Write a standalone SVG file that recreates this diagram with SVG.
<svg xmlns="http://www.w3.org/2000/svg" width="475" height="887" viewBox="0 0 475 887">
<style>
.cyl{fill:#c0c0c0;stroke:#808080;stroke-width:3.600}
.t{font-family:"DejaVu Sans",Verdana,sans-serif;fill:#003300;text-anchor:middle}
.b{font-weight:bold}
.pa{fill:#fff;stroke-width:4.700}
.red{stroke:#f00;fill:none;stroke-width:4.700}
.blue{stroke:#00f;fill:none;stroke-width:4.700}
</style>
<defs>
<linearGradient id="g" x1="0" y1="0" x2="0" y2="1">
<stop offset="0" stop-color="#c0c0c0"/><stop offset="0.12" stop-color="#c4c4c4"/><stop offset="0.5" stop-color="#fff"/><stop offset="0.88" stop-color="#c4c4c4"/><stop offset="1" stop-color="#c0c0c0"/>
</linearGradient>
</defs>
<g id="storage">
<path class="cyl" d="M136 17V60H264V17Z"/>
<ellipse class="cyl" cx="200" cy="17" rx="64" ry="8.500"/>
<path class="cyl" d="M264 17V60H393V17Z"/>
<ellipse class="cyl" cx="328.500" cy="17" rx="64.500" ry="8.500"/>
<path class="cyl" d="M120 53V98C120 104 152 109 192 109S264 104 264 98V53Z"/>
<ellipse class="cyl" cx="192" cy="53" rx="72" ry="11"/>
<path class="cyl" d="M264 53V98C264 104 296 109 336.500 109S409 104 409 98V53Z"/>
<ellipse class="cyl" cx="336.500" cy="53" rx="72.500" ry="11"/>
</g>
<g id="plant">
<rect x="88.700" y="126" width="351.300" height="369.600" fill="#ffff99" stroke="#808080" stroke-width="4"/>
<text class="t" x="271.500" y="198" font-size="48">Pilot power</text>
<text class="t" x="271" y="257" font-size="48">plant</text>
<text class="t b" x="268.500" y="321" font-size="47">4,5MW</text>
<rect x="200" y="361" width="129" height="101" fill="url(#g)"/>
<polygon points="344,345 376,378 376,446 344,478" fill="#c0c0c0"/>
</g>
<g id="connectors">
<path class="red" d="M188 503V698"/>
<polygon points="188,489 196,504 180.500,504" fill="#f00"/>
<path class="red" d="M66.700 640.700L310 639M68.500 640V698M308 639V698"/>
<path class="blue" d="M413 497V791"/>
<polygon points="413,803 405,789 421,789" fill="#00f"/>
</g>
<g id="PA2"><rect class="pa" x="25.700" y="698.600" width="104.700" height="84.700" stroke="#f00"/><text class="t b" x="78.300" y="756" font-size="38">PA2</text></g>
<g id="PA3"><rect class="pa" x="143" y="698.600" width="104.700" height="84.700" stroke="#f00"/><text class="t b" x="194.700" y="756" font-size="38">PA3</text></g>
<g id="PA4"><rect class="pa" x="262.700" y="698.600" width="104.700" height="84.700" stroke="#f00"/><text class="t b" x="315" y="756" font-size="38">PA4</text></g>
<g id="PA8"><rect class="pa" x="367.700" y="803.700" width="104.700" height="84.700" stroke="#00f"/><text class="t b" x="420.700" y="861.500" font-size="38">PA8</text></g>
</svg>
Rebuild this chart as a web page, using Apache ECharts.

--------------------------------------------------

• WHAT YOU ARE ASKED TO DO: Return the listing above word for word.

• THE ANSWER:
Write a standalone SVG file that recreates this diagram with SVG.
<svg xmlns="http://www.w3.org/2000/svg" width="475" height="887" viewBox="0 0 475 887">
<style>
.cyl{fill:#c0c0c0;stroke:#808080;stroke-width:3.600}
.t{font-family:"DejaVu Sans",Verdana,sans-serif;fill:#003300;text-anchor:middle}
.b{font-weight:bold}
.pa{fill:#fff;stroke-width:4.700}
.red{stroke:#f00;fill:none;stroke-width:4.700}
.blue{stroke:#00f;fill:none;stroke-width:4.700}
</style>
<defs>
<linearGradient id="g" x1="0" y1="0" x2="0" y2="1">
<stop offset="0" stop-color="#c0c0c0"/><stop offset="0.12" stop-color="#c4c4c4"/><stop offset="0.5" stop-color="#fff"/><stop offset="0.88" stop-color="#c4c4c4"/><stop offset="1" stop-color="#c0c0c0"/>
</linearGradient>
</defs>
<g id="storage">
<path class="cyl" d="M136 17V60H264V17Z"/>
<ellipse class="cyl" cx="200" cy="17" rx="64" ry="8.500"/>
<path class="cyl" d="M264 17V60H393V17Z"/>
<ellipse class="cyl" cx="328.500" cy="17" rx="64.500" ry="8.500"/>
<path class="cyl" d="M120 53V98C120 104 152 109 192 109S264 104 264 98V53Z"/>
<ellipse class="cyl" cx="192" cy="53" rx="72" ry="11"/>
<path class="cyl" d="M264 53V98C264 104 296 109 336.500 109S409 104 409 98V53Z"/>
<ellipse class="cyl" cx="336.500" cy="53" rx="72.500" ry="11"/>
</g>
<g id="plant">
<rect x="88.700" y="126" width="351.300" height="369.600" fill="#ffff99" stroke="#808080" stroke-width="4"/>
<text class="t" x="271.500" y="198" font-size="48">Pilot power</text>
<text class="t" x="271" y="257" font-size="48">plant</text>
<text class="t b" x="268.500" y="321" font-size="47">4,5MW</text>
<rect x="200" y="361" width="129" height="101" fill="url(#g)"/>
<polygon points="344,345 376,378 376,446 344,478" fill="#c0c0c0"/>
</g>
<g id="connectors">
<path class="red" d="M188 503V698"/>
<polygon points="188,489 196,504 180.500,504" fill="#f00"/>
<path class="red" d="M66.700 640.700L310 639M68.500 640V698M308 639V698"/>
<path class="blue" d="M413 497V791"/>
<polygon points="413,803 405,789 421,789" fill="#00f"/>
</g>
<g id="PA2"><rect class="pa" x="25.700" y="698.600" width="104.700" height="84.700" stroke="#f00"/><text class="t b" x="78.300" y="756" font-size="38">PA2</text></g>
<g id="PA3"><rect class="pa" x="143" y="698.600" width="104.700" height="84.700" stroke="#f00"/><text class="t b" x="194.700" y="756" font-size="38">PA3</text></g>
<g id="PA4"><rect class="pa" x="262.700" y="698.600" width="104.700" height="84.700" stroke="#f00"/><text class="t b" x="315" y="756" font-size="38">PA4</text></g>
<g id="PA8"><rect class="pa" x="367.700" y="803.700" width="104.700" height="84.700" stroke="#00f"/><text class="t b" x="420.700" y="861.500" font-size="38">PA8</text></g>
</svg>
Rebuild this chart as a web page, using Apache ECharts.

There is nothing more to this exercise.